Available records:

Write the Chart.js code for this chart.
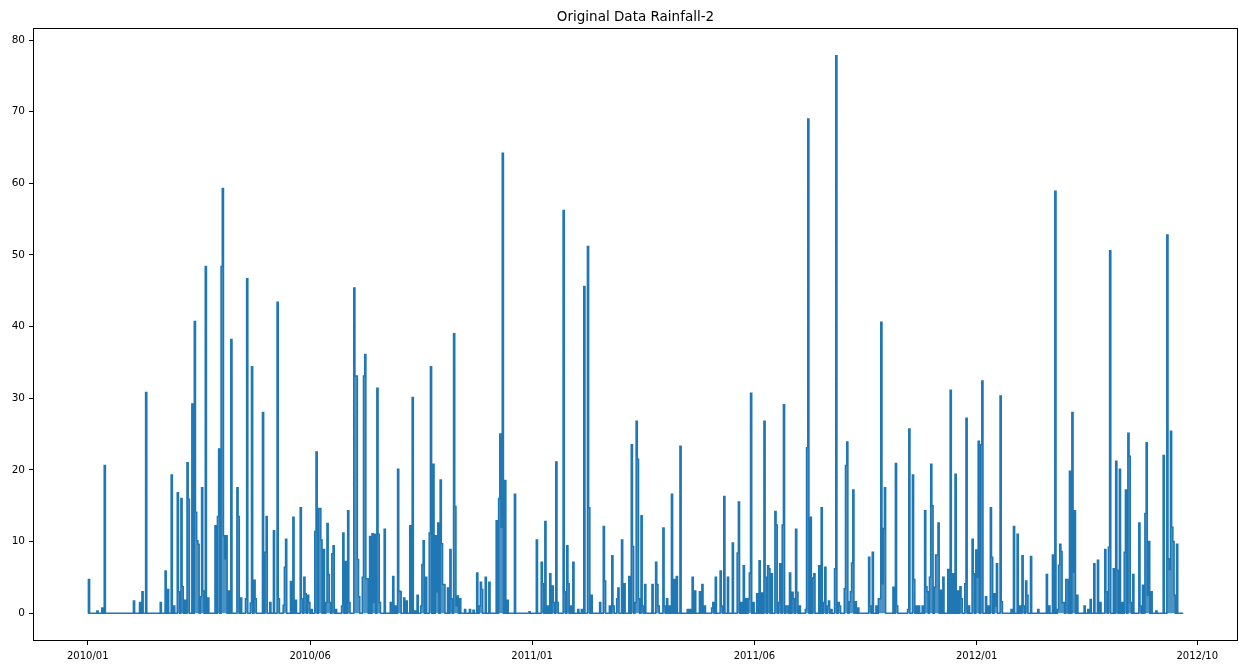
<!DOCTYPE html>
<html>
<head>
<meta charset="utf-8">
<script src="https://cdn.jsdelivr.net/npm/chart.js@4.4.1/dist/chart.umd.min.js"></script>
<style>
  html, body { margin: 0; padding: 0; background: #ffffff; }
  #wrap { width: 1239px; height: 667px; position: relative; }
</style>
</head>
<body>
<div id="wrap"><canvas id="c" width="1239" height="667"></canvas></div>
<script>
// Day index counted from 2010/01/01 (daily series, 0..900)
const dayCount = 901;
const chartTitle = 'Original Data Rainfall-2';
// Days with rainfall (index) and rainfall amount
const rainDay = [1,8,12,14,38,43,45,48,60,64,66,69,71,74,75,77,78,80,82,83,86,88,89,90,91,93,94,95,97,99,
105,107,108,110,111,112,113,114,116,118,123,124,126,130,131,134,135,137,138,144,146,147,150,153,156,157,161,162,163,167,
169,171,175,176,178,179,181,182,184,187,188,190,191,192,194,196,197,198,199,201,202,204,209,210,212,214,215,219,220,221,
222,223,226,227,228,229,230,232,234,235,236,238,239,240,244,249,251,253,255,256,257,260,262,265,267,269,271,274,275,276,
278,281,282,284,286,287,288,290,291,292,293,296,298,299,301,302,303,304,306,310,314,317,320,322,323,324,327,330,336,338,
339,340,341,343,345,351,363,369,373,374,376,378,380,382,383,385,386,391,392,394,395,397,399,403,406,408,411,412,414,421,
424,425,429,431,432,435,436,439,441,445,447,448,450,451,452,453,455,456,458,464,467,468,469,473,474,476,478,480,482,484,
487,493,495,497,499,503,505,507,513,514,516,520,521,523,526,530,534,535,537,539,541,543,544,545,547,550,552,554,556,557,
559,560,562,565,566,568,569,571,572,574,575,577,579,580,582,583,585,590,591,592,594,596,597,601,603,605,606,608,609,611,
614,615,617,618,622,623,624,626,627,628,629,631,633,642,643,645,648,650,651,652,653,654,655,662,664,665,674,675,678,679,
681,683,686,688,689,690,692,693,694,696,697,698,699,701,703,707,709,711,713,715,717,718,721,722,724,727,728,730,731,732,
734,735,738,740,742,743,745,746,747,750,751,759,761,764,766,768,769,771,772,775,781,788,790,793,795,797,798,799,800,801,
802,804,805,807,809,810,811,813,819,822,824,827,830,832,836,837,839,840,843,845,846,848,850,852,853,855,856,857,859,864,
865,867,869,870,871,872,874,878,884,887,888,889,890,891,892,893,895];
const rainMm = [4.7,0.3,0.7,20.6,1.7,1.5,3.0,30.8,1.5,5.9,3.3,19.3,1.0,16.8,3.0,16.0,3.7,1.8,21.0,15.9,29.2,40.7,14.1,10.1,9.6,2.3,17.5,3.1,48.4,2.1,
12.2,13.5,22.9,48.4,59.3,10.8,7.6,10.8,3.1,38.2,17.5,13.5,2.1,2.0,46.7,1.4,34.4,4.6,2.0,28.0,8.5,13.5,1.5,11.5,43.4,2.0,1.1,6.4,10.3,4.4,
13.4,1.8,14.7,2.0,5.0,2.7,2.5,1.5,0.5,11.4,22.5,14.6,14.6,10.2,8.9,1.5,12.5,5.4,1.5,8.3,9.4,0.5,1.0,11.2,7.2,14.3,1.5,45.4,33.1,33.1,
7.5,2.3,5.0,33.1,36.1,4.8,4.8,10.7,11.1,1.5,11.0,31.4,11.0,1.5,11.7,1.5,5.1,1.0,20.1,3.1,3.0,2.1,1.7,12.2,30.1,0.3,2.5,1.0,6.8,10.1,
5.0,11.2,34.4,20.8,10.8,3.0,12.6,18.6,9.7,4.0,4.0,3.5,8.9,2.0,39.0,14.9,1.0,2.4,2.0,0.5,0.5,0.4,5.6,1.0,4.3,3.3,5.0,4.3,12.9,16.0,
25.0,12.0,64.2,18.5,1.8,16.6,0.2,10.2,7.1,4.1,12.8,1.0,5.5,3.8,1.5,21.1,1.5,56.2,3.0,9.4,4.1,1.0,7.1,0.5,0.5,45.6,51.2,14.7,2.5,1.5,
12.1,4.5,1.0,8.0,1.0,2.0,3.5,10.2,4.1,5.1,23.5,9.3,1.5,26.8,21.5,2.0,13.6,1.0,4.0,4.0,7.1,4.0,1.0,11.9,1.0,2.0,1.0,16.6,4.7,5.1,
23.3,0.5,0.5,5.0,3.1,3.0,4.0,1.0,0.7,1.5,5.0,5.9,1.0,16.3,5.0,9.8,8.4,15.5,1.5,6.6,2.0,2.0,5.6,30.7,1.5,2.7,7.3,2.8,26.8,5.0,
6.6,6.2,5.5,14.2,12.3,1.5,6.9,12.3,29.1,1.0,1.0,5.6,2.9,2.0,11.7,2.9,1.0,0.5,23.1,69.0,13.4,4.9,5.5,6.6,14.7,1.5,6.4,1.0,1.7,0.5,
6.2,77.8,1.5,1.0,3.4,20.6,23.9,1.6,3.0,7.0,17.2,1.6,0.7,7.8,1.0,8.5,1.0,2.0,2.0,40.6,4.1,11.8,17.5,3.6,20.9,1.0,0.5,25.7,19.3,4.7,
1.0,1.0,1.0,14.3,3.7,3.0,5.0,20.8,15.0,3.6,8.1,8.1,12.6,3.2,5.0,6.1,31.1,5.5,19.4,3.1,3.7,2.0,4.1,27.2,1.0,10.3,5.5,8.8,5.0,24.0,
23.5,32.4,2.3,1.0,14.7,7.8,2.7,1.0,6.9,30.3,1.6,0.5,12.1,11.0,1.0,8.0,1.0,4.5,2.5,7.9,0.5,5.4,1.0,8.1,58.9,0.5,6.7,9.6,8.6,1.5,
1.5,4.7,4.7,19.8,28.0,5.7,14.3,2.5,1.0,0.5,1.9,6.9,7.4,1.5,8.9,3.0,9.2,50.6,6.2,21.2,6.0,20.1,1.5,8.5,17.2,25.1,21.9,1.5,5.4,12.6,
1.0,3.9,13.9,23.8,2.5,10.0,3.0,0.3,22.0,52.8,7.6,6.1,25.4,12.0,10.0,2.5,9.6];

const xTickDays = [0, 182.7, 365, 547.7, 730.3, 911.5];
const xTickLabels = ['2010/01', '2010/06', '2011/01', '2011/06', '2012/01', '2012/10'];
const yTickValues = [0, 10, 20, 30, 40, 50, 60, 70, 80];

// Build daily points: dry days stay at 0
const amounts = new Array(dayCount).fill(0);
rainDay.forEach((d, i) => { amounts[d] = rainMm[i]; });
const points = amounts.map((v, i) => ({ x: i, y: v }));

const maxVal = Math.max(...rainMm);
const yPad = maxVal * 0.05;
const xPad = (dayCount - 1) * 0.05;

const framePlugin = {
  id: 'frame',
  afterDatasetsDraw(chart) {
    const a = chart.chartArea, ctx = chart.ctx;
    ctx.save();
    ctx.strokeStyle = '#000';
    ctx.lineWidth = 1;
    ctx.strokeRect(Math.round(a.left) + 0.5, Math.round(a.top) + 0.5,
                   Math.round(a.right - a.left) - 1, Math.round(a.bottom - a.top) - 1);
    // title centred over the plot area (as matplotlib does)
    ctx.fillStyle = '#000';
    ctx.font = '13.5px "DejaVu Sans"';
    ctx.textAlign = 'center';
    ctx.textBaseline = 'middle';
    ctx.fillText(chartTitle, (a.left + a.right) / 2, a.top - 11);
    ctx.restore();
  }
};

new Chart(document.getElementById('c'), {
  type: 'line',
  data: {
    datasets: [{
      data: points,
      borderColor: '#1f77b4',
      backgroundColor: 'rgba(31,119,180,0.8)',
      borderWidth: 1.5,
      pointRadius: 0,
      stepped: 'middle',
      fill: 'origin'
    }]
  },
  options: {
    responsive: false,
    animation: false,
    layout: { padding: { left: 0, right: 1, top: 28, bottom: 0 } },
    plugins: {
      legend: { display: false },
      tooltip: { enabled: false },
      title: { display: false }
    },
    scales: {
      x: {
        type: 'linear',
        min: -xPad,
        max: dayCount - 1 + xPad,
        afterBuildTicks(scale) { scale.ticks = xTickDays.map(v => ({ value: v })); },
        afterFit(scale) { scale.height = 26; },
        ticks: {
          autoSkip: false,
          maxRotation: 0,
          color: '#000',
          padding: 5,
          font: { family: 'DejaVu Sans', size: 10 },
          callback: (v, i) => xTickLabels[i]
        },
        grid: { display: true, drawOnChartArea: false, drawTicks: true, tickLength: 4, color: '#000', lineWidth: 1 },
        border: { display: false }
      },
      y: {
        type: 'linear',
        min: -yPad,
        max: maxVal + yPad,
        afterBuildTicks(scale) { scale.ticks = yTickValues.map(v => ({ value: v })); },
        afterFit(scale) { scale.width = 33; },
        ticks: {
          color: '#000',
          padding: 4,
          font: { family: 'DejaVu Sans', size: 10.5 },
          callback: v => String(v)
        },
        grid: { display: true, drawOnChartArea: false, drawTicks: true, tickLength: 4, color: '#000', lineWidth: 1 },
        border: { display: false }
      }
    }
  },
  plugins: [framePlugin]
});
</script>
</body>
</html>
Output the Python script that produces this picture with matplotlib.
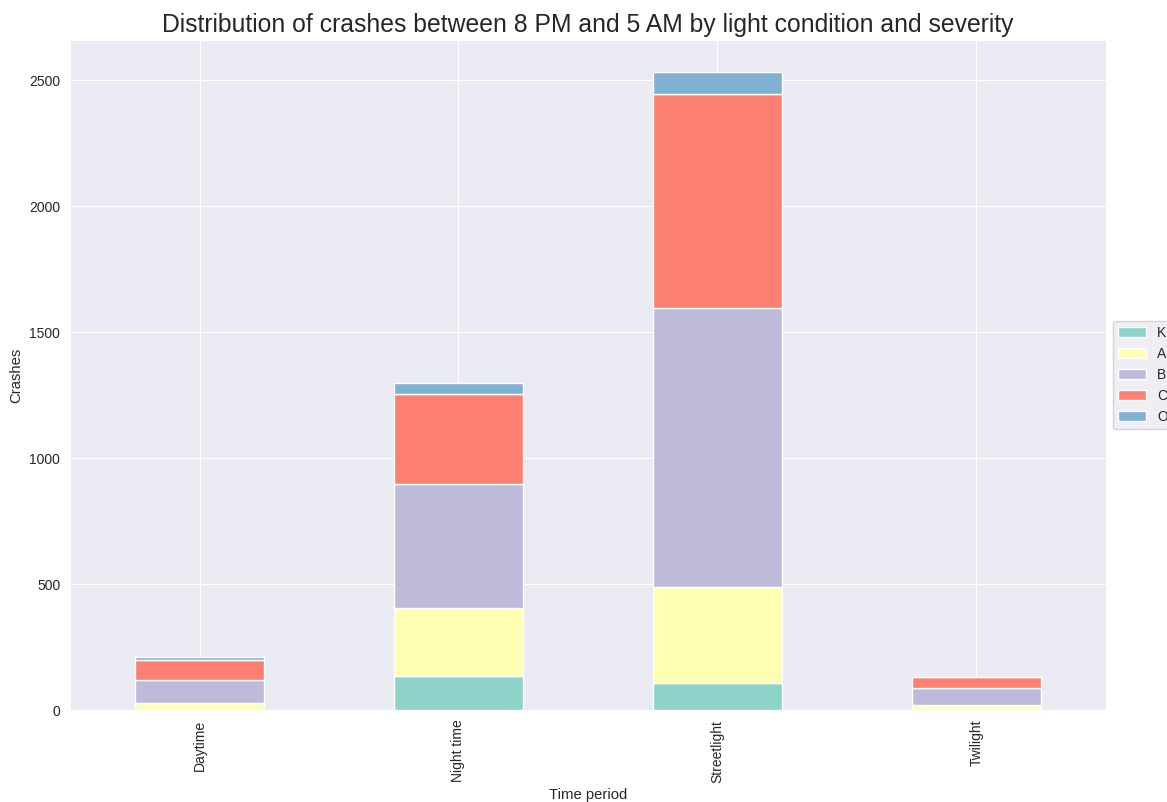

Written instruction: Gather and copy every line of the data in which the string "script" is found.

Expected output:
<script src="https://cdn.jsdelivr.net/npm/chart.js@4.4.1/dist/chart.umd.min.js"></script>
<script>
</script>
Output the Python script that produces this picture with matplotlib.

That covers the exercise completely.